Entering foster care
Family relationships

Kinship Keeps the Family Bond

Kinship Keeps the Family Bond

By Shaniqua C.

I've been in kinship care ever since I was born. Kinship care is pretty much the same as foster care except that you are placed with a relative instead of a stranger. I was placed with my grandmother, Sylvia Holden, who lives in an apartment building in the Bronx. My grandmother has been my caretaker my whole life. My grandmother is a warm, wise and loving woman. She makes sure that I have the best and am well taken care of. She sent me to a school that has a good reputation, helps me study for tests and encourages me to work hard. I have done well because of her encouragement.

Support From Family

My grandmother also gives me advice on many subjects like boys, friendship, sex, drugs, family and on growing up in one of the hardest times possible. She finds a way to work these topics into any conversation that we have. If she notices that I'm feeling uncomfortable about the conversation, she'll keep talking but turn it into a fun, yet educational, talk. She tells me that just because my environment is moving fast, I don't have to move with it, and that I should always follow my mind, not someone else's. My grandmother always tells me that family is very important and that family should stick together, because when you don't have support from your friends, you have support from your family. She also says that even though my mother is not around, she is still my mother and I should always remember that. My aunts Sheila and Karen look out for me as well. They take me to family reunions, movies and amusement parks. And they try their hardest to take on the role of "mother." When I wrote an essay about how I changed the subject whenever my friends talked about things they did with their mothers, my aunts told me that I could talk about all of the things that I do with them. When I was younger, and sometimes even now when I think about not living with my mother, I start to think that there's something wrong with me because my biological mother doesn't care for me. I haven't seen her in about two years, and she seldom calls. When she does, she stays on the phone for like a minute. To me it's like she never called. But through my experience of being loved and taken care of by family members, I learned that there's nothing wrong with me. It makes me feel special to know that my grandmother and aunts, who were very young when I was born, went out of their way to see that I was placed with them in a good environment. They've sacrificed their social lives (and, in my grandmother's case, her working career) to care for me.

An Unbroken Bond

Sometimes when you get caught up in the system and you're not with your biological family, you don't get to see your family as often as you'd like. Sometimes social workers don't set up visits like they are supposed to. Or because you're moved around so often, you lose contact with your family. It's like the bond between you disappears and you may not act like a family anymore.
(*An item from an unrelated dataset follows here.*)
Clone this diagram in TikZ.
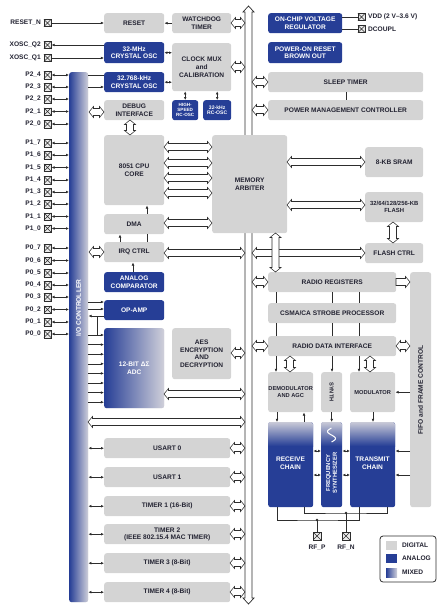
\documentclass[tikz,border=0pt]{standalone}
\usepackage{fontspec}
\setmainfont{Liberation Sans}
\usetikzlibrary{arrows.meta}
\definecolor{dgray}{RGB}{212,212,212}
\definecolor{ablue}{RGB}{38,62,150}
\definecolor{mixr}{RGB}{208,208,218}
\definecolor{txt}{RGB}{35,35,50}
\definecolor{linec}{RGB}{45,45,45}
\newcommand\lab{\bfseries\fontsize{6.6}{7.6}\selectfont}
\newcommand\mlab{\bfseries\fontsize{5.7}{6.8}\selectfont}
\newcommand\smlab{\bfseries\fontsize{4.6}{5.2}\selectfont}
\newcommand\blk[6][box]{\node[#1,minimum width={#5pt-#3pt},minimum height={#6pt-#4pt}] (#2) at (#3,#4)}
\newcommand\hh[3]{\draw[hol] (#1,#3) -- ({#1+4.5},{#3-5.5}) -- ({#1+4.5},{#3-3.5}) -- ({#2-4.5},{#3-3.5}) -- ({#2-4.5},{#3-5.5}) -- (#2,#3) -- ({#2-4.5},{#3+5.5}) -- ({#2-4.5},{#3+3.5}) -- ({#1+4.5},{#3+3.5}) -- ({#1+4.5},{#3+5.5}) -- cycle;}
\newcommand\hr[3]{\draw[hol] (#1,{#3-3.5}) -- ({#2-4.5},{#3-3.5}) -- ({#2-4.5},{#3-5.5}) -- (#2,#3) -- ({#2-4.5},{#3+5.5}) -- ({#2-4.5},{#3+3.5}) -- (#1,{#3+3.5}) -- cycle;}
\newcommand\vv[3]{\draw[hol] (#1,#2) -- ({#1-5.5},{#2+4.5}) -- ({#1-3.5},{#2+4.5}) -- ({#1-3.5},{#3-4.5}) -- ({#1-5.5},{#3-4.5}) -- (#1,#3) -- ({#1+5.5},{#3-4.5}) -- ({#1+3.5},{#3-4.5}) -- ({#1+3.5},{#2+4.5}) -- ({#1+5.5},{#2+4.5}) -- cycle;}
\tikzset{
  box/.style={rounded corners=2.5pt, fill=dgray, text=txt, font=\lab, align=center, inner sep=0pt, anchor=north west},
  bbox/.style={box, fill=ablue, text=white},
  mbox/.style={box, left color=ablue, right color=mixr, text=white},
  arr/.style={-{Latex[length=3.2pt,width=2.8pt]}, line width=0.6pt, draw=linec},
  darr/.style={{Latex[length=3pt,width=2.8pt]}-{Latex[length=3pt,width=2.8pt]}, line width=0.6pt, draw=linec},
  ln/.style={draw=linec, line width=0.6pt},
  hol/.style={draw=linec, fill=white, line width=0.55pt, line join=miter},
  pinb/.style={draw=linec, fill=dgray!50, line width=0.5pt, minimum size=7.5pt, inner sep=0pt,
    path picture={\draw[linec, line width=0.5pt] (path picture bounding box.south west) -- (path picture bounding box.north east) (path picture bounding box.north west) -- (path picture bounding box.south east);}},
  pinl/.style={anchor=east, font=\lab, text=txt, inner sep=0pt},
  lbl/.style={font=\lab, text=txt, inner sep=0pt, align=center},
}
\begin{document}
\begin{tikzpicture}[x=1pt,y=-1pt]
\useasboundingbox (0,0) rectangle (444,610);
% main bus
\draw[hol, line width=0.7pt] (248.5,6) -- (254,12) -- (252,12) -- (252,598) -- (254,598) -- (248.5,604) -- (243,598) -- (245,598) -- (245,12) -- (243,12) -- cycle;
% I/O controller
\blk[mbox]{io}{69}{72}{88}{602}{};
\node[rotate=90, font=\lab, text=white] (iolbl) at (78.5,308) {I/O CONTROLLER};
% left column blocks
\blk{reset}{104}{13}{164}{33}{RESET};
\blk{wd}{172}{13}{231}{33}{WATCHDOG\\TIMER};
\blk[bbox]{osc32m}{104}{42}{164}{63}{32-MHz\\CRYSTAL OSC};
\blk{mux}{172}{43}{231}{91}{CLOCK MUX\\and\\CALIBRATION};
\blk[bbox]{osc32k}{104}{72}{164}{92}{32.768-kHz\\CRYSTAL OSC};
\blk{dbg}{104}{100}{164}{120}{DEBUG\\INTERFACE};
\blk[bbox,font=\smlab]{rchs}{172}{100}{198}{120}{HIGH-\\SPEED\\RC-OSC};
\blk[bbox,font=\bfseries\fontsize{5.1}{5.9}\selectfont]{rc32}{203}{100}{231}{120}{32-kHz\\RC-OSC};
\blk{cpu}{104}{135}{164}{205}{8051 CPU\\CORE};
\blk{dma}{104}{214}{164}{234}{DMA};
\blk{irq}{104}{242}{164}{262}{IRQ CTRL};
\blk[bbox]{comp}{104}{272}{164}{292}{ANALOG\\COMPARATOR};
\blk[bbox]{opamp}{104}{300}{164}{320}{OP-AMP};
\blk[mbox]{adc}{104}{328}{164}{408}{12-BIT ΔΣ\\ADC};
\blk{aes}{172}{328}{231}{379}{AES\\ENCRYPTION\\AND\\DECRYPTION};
\blk{u0}{104}{438}{230}{458}{USART 0};
\blk{u1}{104}{467}{230}{487}{USART 1};
\blk{t1}{104}{496}{230}{516}{TIMER 1 (16-Bit)};
\blk{t2}{104}{524}{230}{544}{TIMER 2\\(IEEE 802.15.4 MAC TIMER)};
\blk{t3}{104}{553}{230}{573}{TIMER 3 (8-Bit)};
\blk{t4}{104}{582}{230}{602}{TIMER 4 (8-Bit)};
% right column
\blk[bbox]{reg}{268}{13}{342}{33}{ON-CHIP VOLTAGE\\REGULATOR};
\blk[bbox]{por}{268}{42}{342}{63}{POWER-ON RESET\\BROWN OUT};
\blk{sleep}{268}{72}{423}{92}{SLEEP TIMER};
\blk{pmc}{268}{100}{423}{120}{POWER MANAGEMENT CONTROLLER};
\blk{arb}{212}{135}{287}{233}{MEMORY\\ARBITER};
\blk{sram}{365}{147}{423}{177}{8-KB SRAM};
\blk[box,font=\bfseries\fontsize{5.9}{7}\selectfont]{flash}{365}{192}{423}{222}{32/64/128/256-KB\\FLASH};
\blk{fctrl}{365}{243}{423}{263}{FLASH CTRL};
\blk{rr}{268}{272}{396}{292}{RADIO REGISTERS};
\blk{csma}{268}{303}{396}{323}{CSMA/CA STROBE PROCESSOR};
\blk{rdi}{268}{336}{396}{356}{RADIO DATA INTERFACE};
\blk{fifo}{410}{272}{431}{507}{};
\node[rotate=90, lbl] (fifolbl) at (420.5,390) {FIFO and FRAME CONTROL};
\blk[box,font=\mlab]{demod}{268}{372}{313}{412}{DEMODULATOR\\AND AGC};
\blk{synth}{321}{372}{342}{412}{};
\node[rotate=-90, lbl, font=\mlab] (synthlbl) at (331.5,392) {SYNTH};
\blk[box,font=\mlab]{mod}{350}{372}{395}{412}{MODULATOR};
\blk[bbox]{rx}{268}{422}{313}{507}{};
\blk[bbox]{fs}{321}{422}{342}{507}{};
\blk[bbox]{tx}{350}{422}{395}{507}{};
\foreach \a/\b in {268/313,321/342,350/395}{
  \begin{scope}
    \clip[rounded corners=2.5pt] (\a,422) rectangle (\b,507);
    \shade[top color=mixr, bottom color=ablue] (\a,421) rectangle (\b,446);
  \end{scope}}
\node[lbl, text=white] (rxlbl) at (290.5,463.5) {RECEIVE\\CHAIN};
\node[lbl, text=white] (txlbl) at (372.5,463.5) {TRANSMIT\\CHAIN};
\node[rotate=90, lbl, text=white, font=\bfseries\fontsize{5.8}{6.9}\selectfont] (fslbl) at (331.5,473) {FREQUENCY\\SYNTHESIZER};
\draw[white, line width=1pt] plot[domain=0:1, samples=30, smooth] ({331.5+4*sin(360*\x)}, {442-14*\x});
% pins left
\node[pinb] (rstn) at (47.5,23) {};  \node[pinl] (rstnl) at (41,23) {RESET\_N};
\node[pinb] (xq2) at (47.5,45) {};   \node[pinl] (xq2l) at (41,45) {XOSC\_Q2};
\node[pinb] (xq1) at (47.5,58) {};   \node[pinl] (xq1l) at (41,58) {XOSC\_Q1};
\draw[arr] (rstn.east) -- (reset.west |- rstn.east);
\draw[arr] (osc32m.west |- xq2.east) -- (xq2.east);
\draw[arr] (xq1.east) -- (osc32m.west |- xq1.east);
\foreach \nm/\yy/\tx in {p24/75/P2\_4, p23/87/P2\_3, p22/99/P2\_2, p21/111.5/P2\_1, p20/124/P2\_0,
  p17/143/P1\_7, p16/155/P1\_6, p15/167.5/P1\_5, p14/180/P1\_4, p13/192/P1\_3, p12/204/P1\_2, p11/216.5/P1\_1, p10/228.5/P1\_0,
  p07/248/P0\_7, p06/260.5/P0\_6, p05/273/P0\_5, p04/285/P0\_4, p03/297/P0\_3, p02/309.5/P0\_2, p01/322/P0\_1, p00/334/P0\_0}{
  \node[pinb] (\nm) at (47.5,\yy) {};
  \node[pinl] at (41,\yy) {\tx};
  \draw[darr] (\nm.east) -- (io.west |- \nm.east);
}
% VDD pins
\node[pinb] (vdd) at (361.5,17) {};
\node[pinb] (dcp) at (361.5,29) {};
\node[lbl, anchor=west] (vddl) at (368,17) {VDD (2 V–3.6 V)};
\node[lbl, anchor=west] (dcpl) at (368,29) {DCOUPL};
\draw[ln] (reg.east |- vdd.west) -- (vdd.west);
\draw[ln] (reg.east |- dcp.west) -- (dcp.west);
% thin connectors
\draw[arr] (wd.west) -- (reset.east);
\draw[darr] (osc32m.east) -- (mux.west |- osc32m.east);
\draw[darr] (osc32k.east) -- (mux.west |- osc32k.east);
\draw[darr] (rchs.north) -- (rchs.north |- mux.south);
\draw[darr] (rc32.north) -- (rc32.north |- mux.south);
\draw[ln] (io.east |- 0,75) -- (osc32k.west |- 0,75);
\draw[arr] (io.east |- 0,87) -- (osc32k.west |- 0,87);
\draw[ln] (sleep.south -| 346,0) -- (pmc.north -| 346,0);
\draw[arr] (dma.north -| 147,0) -- (cpu.south -| 147,0);
\draw[ln] (irq.north -| 147,0) -- (dma.south -| 147,0);
\draw[arr] (irq.north -| 120,0) -- (dma.south -| 120,0);
\draw[arr] (comp.north -| 133,0) -- (irq.south -| 133,0);
\draw[arr] (io.east |- 0,302) -- (opamp.west |- 0,302);
\draw[arr] (io.east |- 0,309) -- (opamp.west |- 0,309);
\draw[arr] (opamp.west |- 0,316) -- (io.east |- 0,316);
\draw[ln] (97,316) -- (97,335);
\foreach \yy in {335,344.6,354.2,363.8,373.4,383,392.6,402.2}{
  \draw[arr] (io.east |- 0,\yy) -- (adc.west |- 0,\yy);}
\foreach \nm in {u0,u1,t1,t2,t3,t4}{
  \draw[darr] (io.east |- \nm.west) -- (\nm.west);}
% radio connectors
\foreach \xx in {276,332,359}{
  \draw[ln] (rr.south -| \xx,0) -- (csma.north -| \xx,0);
  \draw[ln] (csma.south -| \xx,0) -- (rdi.north -| \xx,0);}
\draw[arr] (rdi.south -| 276,0) -- (demod.north -| 276,0);
\draw[arr] (rdi.south -| 332,0) -- (synth.north -| 332,0);
\draw[arr] (rdi.south -| 359,0) -- (mod.north -| 359,0);
\vv{290}{356}{372}
\vv{370}{356}{372}
\draw[arr] (demod.south -| 277,0) -- (rx.north -| 277,0);
\draw[arr] (rx.north -| 304,0) -- (demod.south -| 304,0);
\draw[arr] (synth.south) -- (fs.north);
\draw[arr] (mod.south -| 373,0) -- (tx.north -| 373,0);
\draw[arr] (fifo.west |- mod.east) -- (mod.east);
\foreach \yy in {451,475}{
  \draw[darr] (fs.west |- 0,\yy) -- (rx.east |- 0,\yy);
  \draw[darr] (fs.east |- 0,\yy) -- (tx.west |- 0,\yy);
  \draw[arr] (fifo.west |- 0,\yy) -- (tx.east |- 0,\yy);}
% RF wiring
\coordinate (jp) at (317,520);
\coordinate (jn) at (346,513);
\draw[ln] (rx.south -| 277,0) |- (jp) -| (tx.south -| 359,0);
\draw[ln] (rx.south -| 304,0) |- (jn) -| (tx.south -| 387,0);
\node[pinb] (rfp) at (317,536) {};
\node[pinb] (rfn) at (346,536) {};
\draw[ln] (rfp.north) -- (jp);
\draw[ln] (rfn.north) -- (jn);
\fill[linec] (jp) circle (1.4pt);
\fill[linec] (jn) circle (1.4pt);
\node[lbl] (rfpl) at (317,548) {RF\_P};
\node[lbl] (rfnl) at (346,548) {RF\_N};
% hollow bus arrows
\hh{231}{245}{23}
\hh{231}{245}{67}
\hh{252}{268}{82}
\hh{252}{268}{110}
\hh{89}{104}{112}
\vv{130}{120}{135}
\foreach \yy in {147,163,178,193,223}{\hh{164}{212}{\yy}}
\hh{287}{365}{162}
\hh{287}{365}{205}
\vv{393}{222}{243}
\hh{89}{104}{252}
\hh{164}{245}{253}
\hh{252}{365}{253}
\vv{275.5}{233}{272}
\hh{252}{268}{282}
\hr{396}{410}{282}
\hh{252}{268}{346}
\hh{396}{410}{346}
\hh{231}{245}{353}
\hh{164}{245}{394}
\hh{88}{245}{422}
\foreach \yy in {448,477,506,534,563,592}{\hh{230}{245}{\yy}}
% legend
\draw[draw=linec, line width=0.8pt, rounded corners=3pt] (380,536) rectangle (436,582);
\fill[dgray] (386,541) rectangle (397,550);
\fill[ablue] (386,554) rectangle (397,563);
\shade[left color=ablue, right color=mixr] (386,568) rectangle (397,577);
\node[lbl, anchor=west] (lg1) at (402,545.5) {DIGITAL};
\node[lbl, anchor=west] (lg2) at (402,558.5) {ANALOG};
\node[lbl, anchor=west] (lg3) at (402,572.5) {MIXED};
\end{tikzpicture}
\end{document}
But with kinship care, because you live with family, that bond doesn't break. In kinship care, you can still learn about your mom or dad despite the fact that they are not around. Your biological family is able to explain why you are not with your parents and answer questions you might have. Even if you don't see your mother at all, you can learn what type of person she was, why she isn't able to take care of you, and you can also see pictures of her. It makes you feel better because you don't go through your whole time in care wondering about who she was and having so many unanswered questions. In some cases, you can learn that maybe you're in care because your parents feel that it's better for you, and you can learn to love them for that instead of thinking that you're in care because your parents don't care about you.

A Valuable Lesson

More important, when you are in kinship living with family, there is more of a chance that it will be your home forever. Family usually wants the best for you, so when you live with them, they will probably want you to stay with them instead of being moved around from stranger to stranger in different foster homes and group homes. For all of these reasons, I think that when a child goes into the system, the best thing would be to try to place the child with a relative, and if that doesn't work out, then the last resort should be to place the child with a stranger. Being in kinship care causes less confusion, pain and leaves no room for unanswered questions. I know that I've learned a lot of valuable lessons from my experience in kinship care-I learned that everyone has the right to be loved; that everyone is a person of value and deserves to be treated that way. My grandmother didn't have to take me in, but she did. She stopped her life to make sure I led a good one. If you can't learn from that, you can't learn from anything.